La primera parte del curso de agua comienza a tomar forma progresivamente, aunque sus resaltes nunca superan los diez metros de altura, hasta alcanzar el murallón calizo que parece cegar el paso al río. Es muy curioso el encajamiento del cañoncito. Como un juguete, la gorga está muy bien formada pero sus paredes son bastante bajas, por lo que, frecuentemente, puedes asomar el cuezo a las playas de hierba y al pequeño bosque que delimitan el cauce, dando la impresión de un barranco a miniescala (“si no son micromachine no son los auténticos”). Esta característica fue determinante a la hora del avistamiento de un búho, al poco de iniciar la aventura, justo antes del segundo rápel. De una oquedad en el margen izquierdo, por encima de estas minúsculas paredes de piedra y al paso de Cantia, que en ese momento iba por delante, se levantó el pajarraco (de grandes dimensiones) pasando a escasos centímetros de su cabeza. Ella ni siquiera se enteró pero doy fe que si lo llega a ver le da un infarto.

Proseguimos a buen ritmo por este tramo, disfrutando del agua y sin percances hasta las inmediaciones de la cada vez más cercana y enorme pared de roca situada en frente de nuestras narices. Sin previo aviso, en un requiebro del arroyo, se nos presenta en toda su grandiosidad, la gigantesca entrada del Tinganón. Una oquedad enorme, agrandada con el paso de los años por el continuo colapso del techo, hace de antesala del oscuro mundo por donde se sume el juguetón arroyo. Decidimos hacer una parada técnica, rodeados de enormes bloques de roca con caprichosas formas en ocasiones, para cargar los carbureros, ponernos los frontales eléctricos y los más viciosos, darle al tabaco. Abastecida la patrulla, invitamos a las féminas a entrar al oscuro con nosotros, como los paladines de pueblo en las fiestas de prao.
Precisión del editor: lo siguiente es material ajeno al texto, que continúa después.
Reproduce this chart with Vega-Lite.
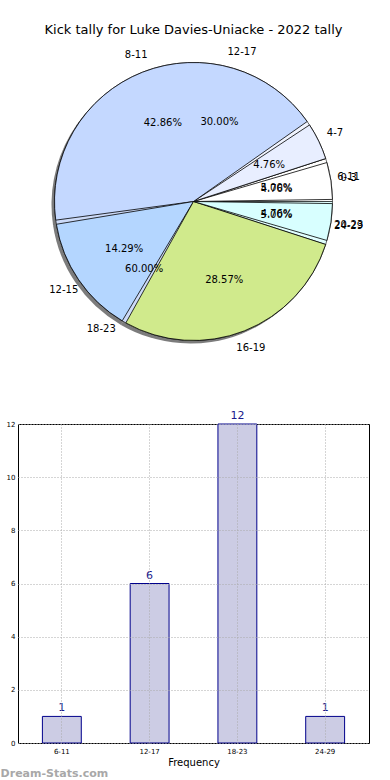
{
  "$schema": "https://vega.github.io/schema/vega-lite/v6.json",
  "padding": {"left": -11, "right": 0, "top": 24, "bottom": 0},
  "bounds": "flush",
  "spacing": 72,
  "background": "white",
  "config": {"font": "DejaVu Sans", "view": {"stroke": null}},
  "title": {"text": "Dream-Stats.com", "orient": "bottom", "anchor": "start", "color": "#a8a8a8", "fontSize": 11, "fontWeight": "bold", "offset": 0, "dx": 11},
  "datasets": {
    "pie1": [
      {"label": "0-3", "pct": 4.76, "k": 1, "txt": "4.76%"},
      {"label": "4-7", "pct": 4.76, "k": 2, "txt": "4.76%"},
      {"label": "8-11", "pct": 42.86, "k": 3, "txt": "42.86%"},
      {"label": "12-15", "pct": 14.29, "k": 4, "txt": "14.29%"},
      {"label": "16-19", "pct": 28.57, "k": 5, "txt": "28.57%"},
      {"label": "20-23", "pct": 4.76, "k": 6, "txt": "4.76%"}
    ],
    "pie2": [
      {"label": "6-11", "pct": 5.0, "k": 1, "txt": "5.00%"},
      {"label": "12-17", "pct": 30.0, "k": 2, "txt": "30.00%"},
      {"label": "18-23", "pct": 60.0, "k": 3, "txt": "60.00%"},
      {"label": "24-29", "pct": 5.0, "k": 4, "txt": "5.00%"}
    ],
    "bars": [
      {"interval": "6-11", "count": 1},
      {"interval": "12-17", "count": 6},
      {"interval": "18-23", "count": 12},
      {"interval": "24-29", "count": 1}
    ]
  },
  "vconcat": [
    {
      "width": 351,
      "height": 301,
      "title": {"text": "Kick tally for Luke Davies-Uniacke - 2022 tally", "fontSize": 13, "fontWeight": "normal", "offset": 10, "anchor": "middle", "color": "#000"},
      "view": {"stroke": null},
      "encoding": {
        "theta": {"field": "pct", "type": "quantitative", "stack": true, "scale": {"range": [1.5708, -4.7124]}},
        "order": {"field": "k", "type": "quantitative", "sort": "ascending"}
      },
      "layer": [
        {
          "data": {"name": "pie1"},
          "mark": {"type": "arc", "radius": 139, "fill": "#444", "opacity": 0.7, "xOffset": -3, "yOffset": 3}
        },
        {
          "data": {"name": "pie2"},
          "mark": {"type": "arc", "radius": 139, "stroke": "#000", "strokeWidth": 0.6},
          "encoding": {
            "color": {"field": "label", "type": "nominal", "legend": null,
              "scale": {"domain": ["0-3", "4-7", "8-11", "12-15", "16-19", "20-23", "6-11", "12-17", "18-23", "24-29"],
                        "range": ["#ffffff", "#e8eeff", "#c4d8ff", "#b4d6ff", "#d0ea8c", "#d8ffff", "#ffffff", "#f0f4ff", "#ccdaf8", "#e0ffff"]}}
          }
        },
        {
          "data": {"name": "pie1"},
          "mark": {"type": "arc", "radius": 139, "padAngle": 0.03, "stroke": "#000", "strokeWidth": 0.8},
          "encoding": {
            "color": {"field": "label", "type": "nominal", "legend": null}
          }
        },
        {
          "data": {"name": "pie1"},
          "mark": {"type": "text", "radius": 84, "fontSize": 10, "color": "#000"},
          "encoding": {"text": {"field": "txt"}}
        },
        {
          "data": {"name": "pie1"},
          "mark": {"type": "text", "radius": 157, "fontSize": 10, "color": "#000"},
          "encoding": {"text": {"field": "label"}}
        },
        {
          "data": {"name": "pie2"},
          "mark": {"type": "text", "radius": 84, "fontSize": 10, "color": "#000"},
          "encoding": {"text": {"field": "txt"}}
        },
        {
          "data": {"name": "pie2"},
          "mark": {"type": "text", "radius": 157, "fontSize": 10, "color": "#000"},
          "encoding": {"text": {"field": "label"}}
        }
      ]
    },
    {
      "width": 351,
      "height": 319,
      "data": {"name": "bars"},
      "view": {"stroke": "#000", "strokeWidth": 1},
      "encoding": {
        "x": {"field": "interval", "type": "nominal", "sort": null,
          "scale": {"paddingInner": 0.557, "paddingOuter": 0.278},
          "axis": {"title": "Frequency", "labelAngle": 0, "labelFontSize": 7, "labelColor": "#000", "labelPadding": 4,
                   "ticks": false, "domain": false, "grid": true, "gridDash": [1, 2], "gridColor": "#aaaaaa", "bandPosition": 0.5,
                   "titleFontSize": 10, "titleFontWeight": "normal", "titleColor": "#000", "titlePadding": 3, "zindex": 1}},
        "y": {"field": "count", "type": "quantitative",
          "scale": {"domain": [0, 12]},
          "axis": {"title": "Stat Interval", "values": [0, 2, 4, 6, 8, 10, 12], "format": "d", "labelFontSize": 7, "labelColor": "#000", "labelPadding": 3,
                   "ticks": false, "domain": false, "grid": true, "gridDash": [1, 2], "gridColor": "#aaaaaa",
                   "titleFontSize": 10, "titleFontWeight": "normal", "titleColor": "#000", "titlePadding": 6, "zindex": 1}}
      },
      "layer": [
        {"mark": {"type": "bar", "fill": "#ccccE4", "stroke": "#00008b", "strokeWidth": 1}},
        {"mark": {"type": "text", "baseline": "bottom", "dy": -3, "fontSize": 11, "color": "#1a1a8c"},
         "encoding": {"text": {"field": "count", "type": "quantitative"}}}
      ]
    }
  ]
}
El tramo subterráneo se desarrolla a favor de una fractura por donde el arroyo centra todos sus esfuerzos erosivos, siguiendo la trayectoria de este plano de debilidad. El resultado es una cueva con una galería principal sin apenas ramales secundarios, bastante recta y con una marcada tendencia hacia el noroeste. Se halla en una fase activa, con el pequeño arroyo trabajándose la caliza día a día, por lo que no presenta muchas de las formaciones que normalmente embellecen las paredes de un furacu. Tampoco se caracteriza por poseer unas dificultades dignas de mención lo que la hace apta para cualquier tipo de público… salvo los reumáticos y los forofos del Madrid (éstos suelen sufrir en los estrangulamientos de la cueva). De cualquier forma el paseo por los oscuros se hace muy agradable (que no solo de estalactitas vive el hombre), sobretodo por la presencia del agua y de sus capacidades para moldear la roca.

En breve espacio de tiempo flanqueamos asombrados la colosal boca de salida, de dimensiones brutales, dejándonos envolver por una luminosa mata de bosque, guarda y custodia durante el resto de la actividad de ese día. A partir de aquí el torrente vuelve a ponerse guerrillero, incrementa su energía y precipita sus aguas a lo largo de varias cascadas, alguna de ellas de más de diez metros, hasta alcanzar zonas más tranquilas en las cercanías a su confluencia con el río Sella. Decidimos abandonar el cauce una vez localizado un evidente sendero, y, sin perdida, directos al primer coche. Con la rapidez que merece una situación como la inanición aguda, nos cambiamos, buscamos el segundo coche y en un área de recreo situado en la rotonda mencionada más arriba, procedemos a eso que comentaba más arriba todavía. Comimos, en cantidad y bebimos, en menos cantidad (ya se sabe…al volante ni una gota y sino te lo recuerdan los del partido ecologista, esos…¿Cómo se llaman? Ah, “Los Verdes") y desde allí, pa casa que nos daban los lunnis.